▶ **Stated problem**:
Begin with the line containing "Write the Plotly code for this chart." and end with the line containing "t in x_ticks]". Give those lines again exactly, leaving out the images.

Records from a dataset
========================================

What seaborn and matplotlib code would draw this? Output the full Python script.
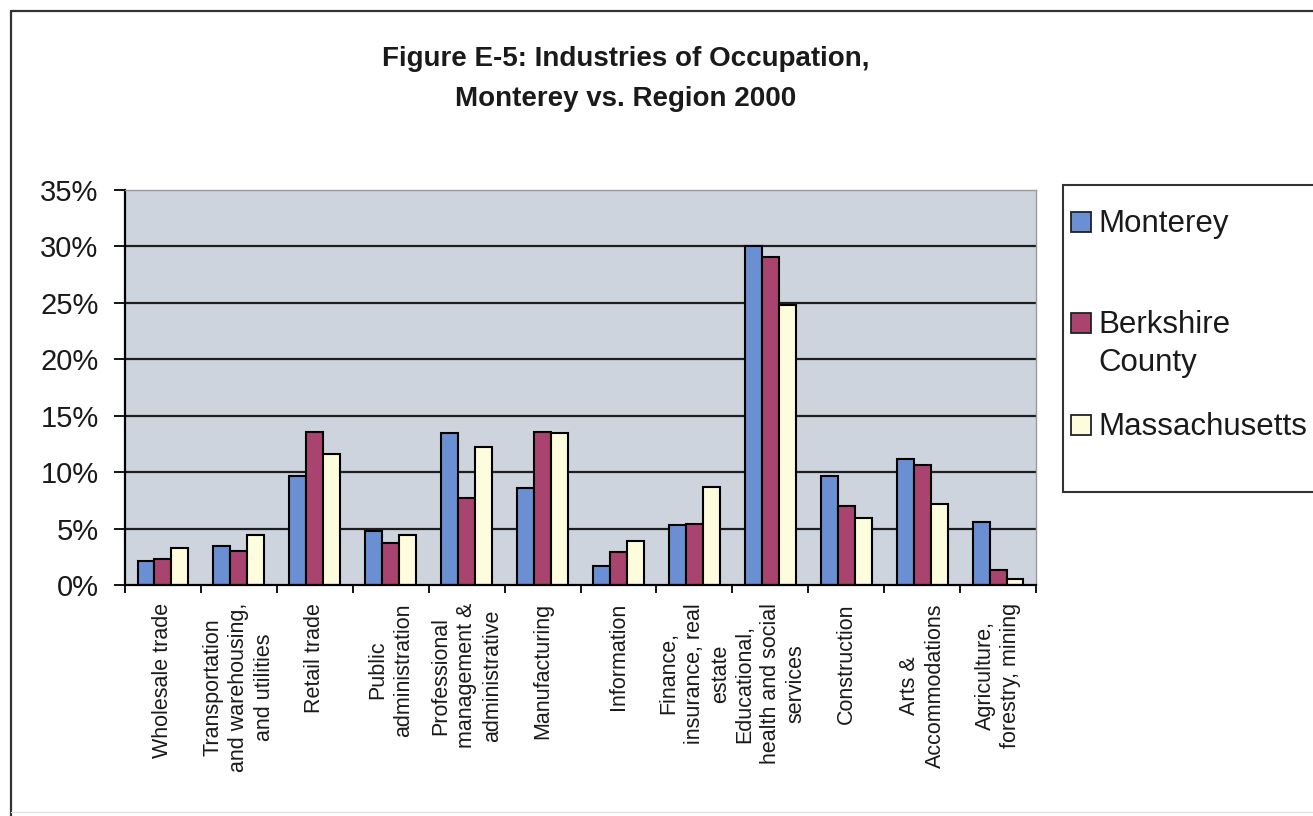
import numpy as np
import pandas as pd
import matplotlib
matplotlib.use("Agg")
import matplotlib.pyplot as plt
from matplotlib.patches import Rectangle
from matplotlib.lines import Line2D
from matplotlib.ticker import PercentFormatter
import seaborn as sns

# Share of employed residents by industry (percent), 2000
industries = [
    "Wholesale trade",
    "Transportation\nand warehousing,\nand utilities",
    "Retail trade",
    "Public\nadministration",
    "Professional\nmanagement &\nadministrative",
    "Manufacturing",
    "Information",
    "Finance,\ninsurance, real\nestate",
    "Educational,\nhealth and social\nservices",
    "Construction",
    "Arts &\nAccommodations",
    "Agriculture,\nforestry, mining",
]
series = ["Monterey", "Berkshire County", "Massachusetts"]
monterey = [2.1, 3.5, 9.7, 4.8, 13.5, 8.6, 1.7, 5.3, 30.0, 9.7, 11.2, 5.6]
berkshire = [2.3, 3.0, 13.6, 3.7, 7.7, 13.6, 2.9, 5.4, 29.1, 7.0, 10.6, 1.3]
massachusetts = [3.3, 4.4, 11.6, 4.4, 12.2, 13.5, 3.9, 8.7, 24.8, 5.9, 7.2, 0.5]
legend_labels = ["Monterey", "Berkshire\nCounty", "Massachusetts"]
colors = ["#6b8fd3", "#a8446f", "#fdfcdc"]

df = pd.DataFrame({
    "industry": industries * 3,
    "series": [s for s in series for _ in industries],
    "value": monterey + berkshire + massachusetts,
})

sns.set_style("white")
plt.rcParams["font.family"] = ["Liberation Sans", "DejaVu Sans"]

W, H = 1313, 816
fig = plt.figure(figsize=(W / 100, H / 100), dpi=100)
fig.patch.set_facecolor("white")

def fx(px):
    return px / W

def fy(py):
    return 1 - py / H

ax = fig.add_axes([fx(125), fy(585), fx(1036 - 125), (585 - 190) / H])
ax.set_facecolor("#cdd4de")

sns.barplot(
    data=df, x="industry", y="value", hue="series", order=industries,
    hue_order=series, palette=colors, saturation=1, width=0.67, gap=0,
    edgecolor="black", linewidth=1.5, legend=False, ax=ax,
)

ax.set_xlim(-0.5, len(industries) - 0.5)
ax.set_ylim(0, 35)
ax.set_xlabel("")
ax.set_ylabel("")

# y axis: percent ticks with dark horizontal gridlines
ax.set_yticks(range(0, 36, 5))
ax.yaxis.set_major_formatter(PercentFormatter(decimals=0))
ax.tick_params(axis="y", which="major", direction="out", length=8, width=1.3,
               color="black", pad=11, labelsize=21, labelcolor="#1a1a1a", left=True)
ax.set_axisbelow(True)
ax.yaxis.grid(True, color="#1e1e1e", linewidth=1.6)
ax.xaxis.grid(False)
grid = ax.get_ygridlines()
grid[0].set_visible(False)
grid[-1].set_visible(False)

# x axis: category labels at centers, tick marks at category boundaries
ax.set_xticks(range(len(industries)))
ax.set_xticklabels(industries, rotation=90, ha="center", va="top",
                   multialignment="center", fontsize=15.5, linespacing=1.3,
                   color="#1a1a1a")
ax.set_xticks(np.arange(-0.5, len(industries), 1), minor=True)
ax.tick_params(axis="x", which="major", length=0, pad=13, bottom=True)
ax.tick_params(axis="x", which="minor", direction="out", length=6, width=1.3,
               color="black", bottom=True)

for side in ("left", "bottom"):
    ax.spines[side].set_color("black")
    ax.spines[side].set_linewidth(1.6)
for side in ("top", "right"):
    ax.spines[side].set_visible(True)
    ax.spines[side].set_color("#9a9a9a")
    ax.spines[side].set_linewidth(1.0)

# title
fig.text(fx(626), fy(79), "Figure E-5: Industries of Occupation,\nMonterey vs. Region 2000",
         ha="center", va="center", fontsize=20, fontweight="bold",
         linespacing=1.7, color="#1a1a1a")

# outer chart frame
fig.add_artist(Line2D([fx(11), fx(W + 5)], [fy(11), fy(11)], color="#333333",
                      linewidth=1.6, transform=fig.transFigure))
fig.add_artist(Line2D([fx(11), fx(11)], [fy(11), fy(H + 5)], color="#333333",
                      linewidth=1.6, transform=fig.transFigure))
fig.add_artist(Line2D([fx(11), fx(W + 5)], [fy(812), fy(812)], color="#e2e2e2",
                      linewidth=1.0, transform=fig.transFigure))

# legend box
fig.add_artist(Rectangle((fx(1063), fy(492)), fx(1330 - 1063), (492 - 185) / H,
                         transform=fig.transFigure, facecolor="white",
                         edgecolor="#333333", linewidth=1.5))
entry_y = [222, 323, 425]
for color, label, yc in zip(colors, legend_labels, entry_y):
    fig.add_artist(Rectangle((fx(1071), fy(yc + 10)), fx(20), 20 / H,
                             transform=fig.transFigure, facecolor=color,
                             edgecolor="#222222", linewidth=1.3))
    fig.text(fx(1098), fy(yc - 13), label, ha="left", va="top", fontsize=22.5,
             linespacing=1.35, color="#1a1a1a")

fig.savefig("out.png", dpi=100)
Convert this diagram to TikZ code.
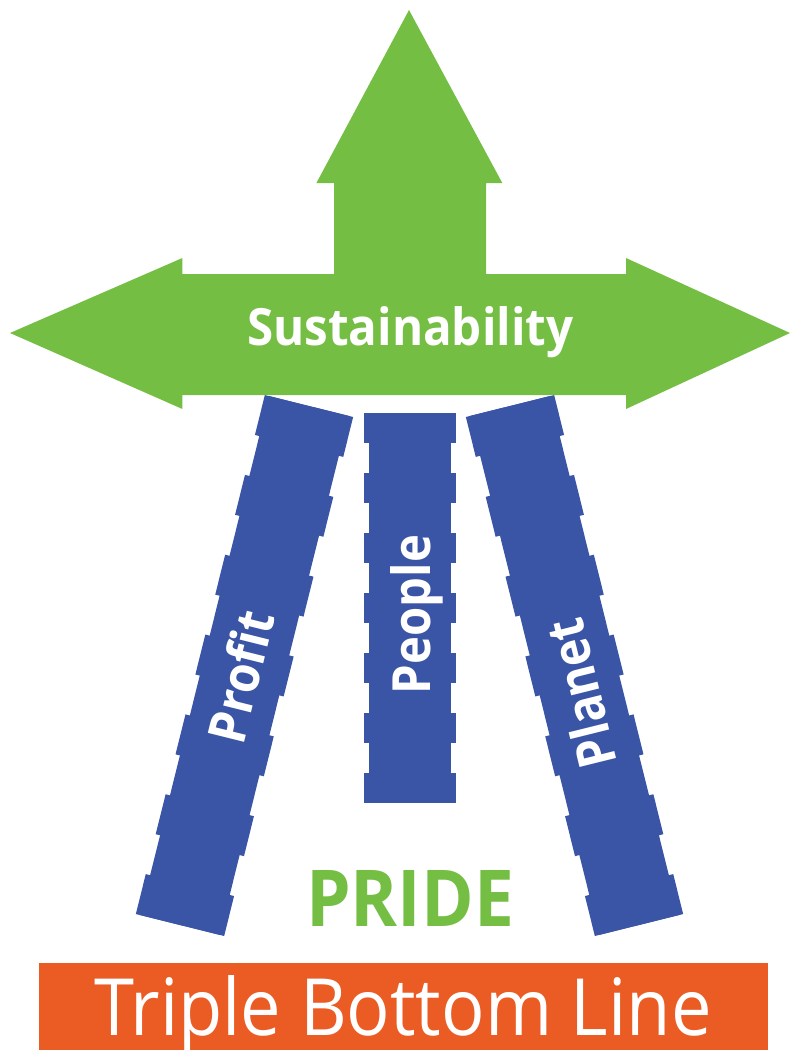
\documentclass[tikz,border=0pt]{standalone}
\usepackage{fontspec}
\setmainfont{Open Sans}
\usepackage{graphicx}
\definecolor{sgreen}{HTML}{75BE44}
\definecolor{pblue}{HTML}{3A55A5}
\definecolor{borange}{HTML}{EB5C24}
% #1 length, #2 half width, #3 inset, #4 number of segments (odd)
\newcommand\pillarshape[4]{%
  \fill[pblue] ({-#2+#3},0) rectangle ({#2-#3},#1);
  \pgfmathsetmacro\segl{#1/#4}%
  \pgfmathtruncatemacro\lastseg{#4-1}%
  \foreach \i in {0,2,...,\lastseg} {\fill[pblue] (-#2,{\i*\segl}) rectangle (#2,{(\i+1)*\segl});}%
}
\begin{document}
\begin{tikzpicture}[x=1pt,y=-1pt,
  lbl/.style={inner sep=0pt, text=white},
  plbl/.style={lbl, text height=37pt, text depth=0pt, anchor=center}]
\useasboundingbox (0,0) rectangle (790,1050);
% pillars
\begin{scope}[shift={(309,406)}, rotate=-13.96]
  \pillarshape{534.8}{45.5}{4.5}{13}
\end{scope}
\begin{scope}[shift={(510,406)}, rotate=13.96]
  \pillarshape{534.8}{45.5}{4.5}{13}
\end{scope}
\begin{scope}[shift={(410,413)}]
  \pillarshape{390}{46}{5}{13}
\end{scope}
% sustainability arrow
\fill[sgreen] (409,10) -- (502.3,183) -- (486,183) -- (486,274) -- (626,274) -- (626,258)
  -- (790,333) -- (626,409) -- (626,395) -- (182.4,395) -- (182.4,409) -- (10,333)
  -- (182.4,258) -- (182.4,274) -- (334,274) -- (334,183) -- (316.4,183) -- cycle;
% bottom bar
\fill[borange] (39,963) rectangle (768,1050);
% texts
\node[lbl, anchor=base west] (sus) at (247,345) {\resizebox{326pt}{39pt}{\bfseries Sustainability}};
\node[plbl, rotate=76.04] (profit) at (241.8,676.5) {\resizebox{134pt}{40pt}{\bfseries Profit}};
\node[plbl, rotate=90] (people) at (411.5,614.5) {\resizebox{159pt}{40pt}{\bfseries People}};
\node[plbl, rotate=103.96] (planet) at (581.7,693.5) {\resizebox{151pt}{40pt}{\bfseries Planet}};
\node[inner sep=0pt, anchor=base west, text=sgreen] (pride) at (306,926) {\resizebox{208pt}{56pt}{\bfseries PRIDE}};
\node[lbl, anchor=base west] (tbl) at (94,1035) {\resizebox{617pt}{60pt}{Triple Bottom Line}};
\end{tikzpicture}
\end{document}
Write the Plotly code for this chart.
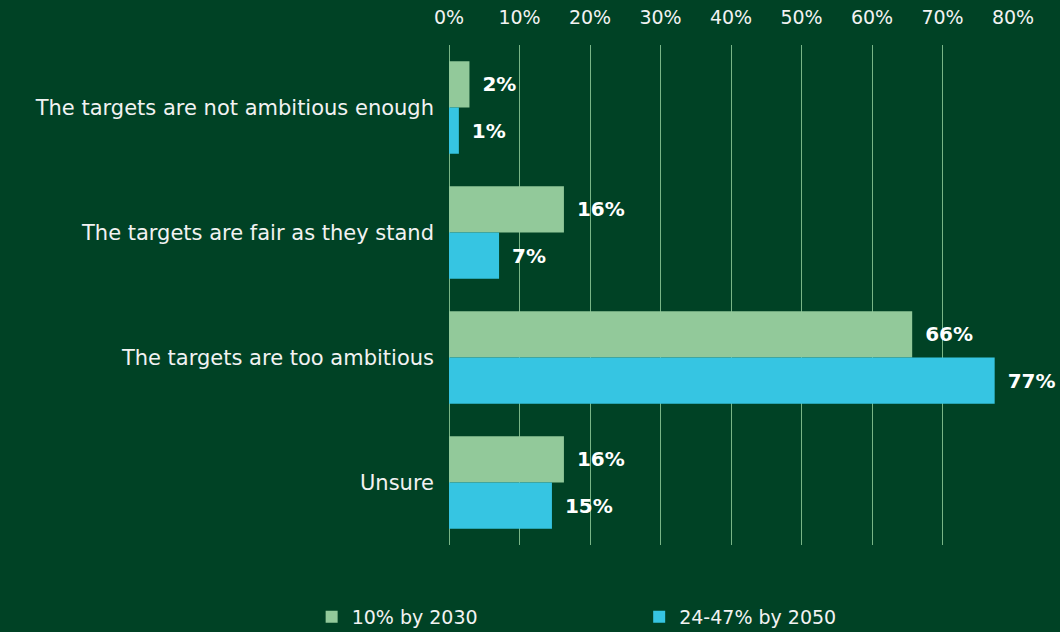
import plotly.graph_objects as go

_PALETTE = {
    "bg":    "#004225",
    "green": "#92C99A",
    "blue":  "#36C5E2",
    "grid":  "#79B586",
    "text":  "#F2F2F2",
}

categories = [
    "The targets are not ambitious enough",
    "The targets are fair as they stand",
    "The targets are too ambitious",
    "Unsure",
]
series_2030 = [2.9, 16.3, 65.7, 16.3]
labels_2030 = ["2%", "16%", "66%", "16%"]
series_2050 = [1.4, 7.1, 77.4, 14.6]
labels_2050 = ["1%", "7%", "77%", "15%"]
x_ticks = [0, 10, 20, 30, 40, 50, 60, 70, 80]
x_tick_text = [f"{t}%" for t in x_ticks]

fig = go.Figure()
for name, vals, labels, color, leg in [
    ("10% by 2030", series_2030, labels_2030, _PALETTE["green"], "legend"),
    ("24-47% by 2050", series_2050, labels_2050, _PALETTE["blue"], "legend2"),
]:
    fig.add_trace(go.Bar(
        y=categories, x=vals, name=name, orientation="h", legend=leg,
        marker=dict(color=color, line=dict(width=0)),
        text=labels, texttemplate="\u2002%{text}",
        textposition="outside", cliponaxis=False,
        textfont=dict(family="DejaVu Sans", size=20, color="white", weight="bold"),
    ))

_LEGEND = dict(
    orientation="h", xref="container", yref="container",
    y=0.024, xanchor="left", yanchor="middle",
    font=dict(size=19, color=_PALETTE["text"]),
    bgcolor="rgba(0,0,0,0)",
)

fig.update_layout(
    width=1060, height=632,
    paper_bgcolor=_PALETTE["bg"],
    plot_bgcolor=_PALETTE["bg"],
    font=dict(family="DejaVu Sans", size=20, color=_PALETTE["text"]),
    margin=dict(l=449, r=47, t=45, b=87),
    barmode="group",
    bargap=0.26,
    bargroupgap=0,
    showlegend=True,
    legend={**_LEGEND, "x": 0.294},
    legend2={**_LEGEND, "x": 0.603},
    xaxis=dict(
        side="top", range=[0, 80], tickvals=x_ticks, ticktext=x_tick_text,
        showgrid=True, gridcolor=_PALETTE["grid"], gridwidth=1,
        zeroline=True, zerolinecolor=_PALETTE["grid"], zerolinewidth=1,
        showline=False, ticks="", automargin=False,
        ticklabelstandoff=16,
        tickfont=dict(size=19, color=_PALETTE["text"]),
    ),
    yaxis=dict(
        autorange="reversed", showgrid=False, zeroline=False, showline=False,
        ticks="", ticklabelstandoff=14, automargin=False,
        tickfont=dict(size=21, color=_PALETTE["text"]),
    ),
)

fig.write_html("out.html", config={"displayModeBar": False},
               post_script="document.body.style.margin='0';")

========================================

▶ **Finished task**:
Write the Plotly code for this chart.
import plotly.graph_objects as go

_PALETTE = {
    "bg":    "#004225",
    "green": "#92C99A",
    "blue":  "#36C5E2",
    "grid":  "#79B586",
    "text":  "#F2F2F2",
}

categories = [
    "The targets are not ambitious enough",
    "The targets are fair as they stand",
    "The targets are too ambitious",
    "Unsure",
]
series_2030 = [2.9, 16.3, 65.7, 16.3]
labels_2030 = ["2%", "16%", "66%", "16%"]
series_2050 = [1.4, 7.1, 77.4, 14.6]
labels_2050 = ["1%", "7%", "77%", "15%"]
x_ticks = [0, 10, 20, 30, 40, 50, 60, 70, 80]
x_tick_text = [f"{t}%" for t in x_ticks]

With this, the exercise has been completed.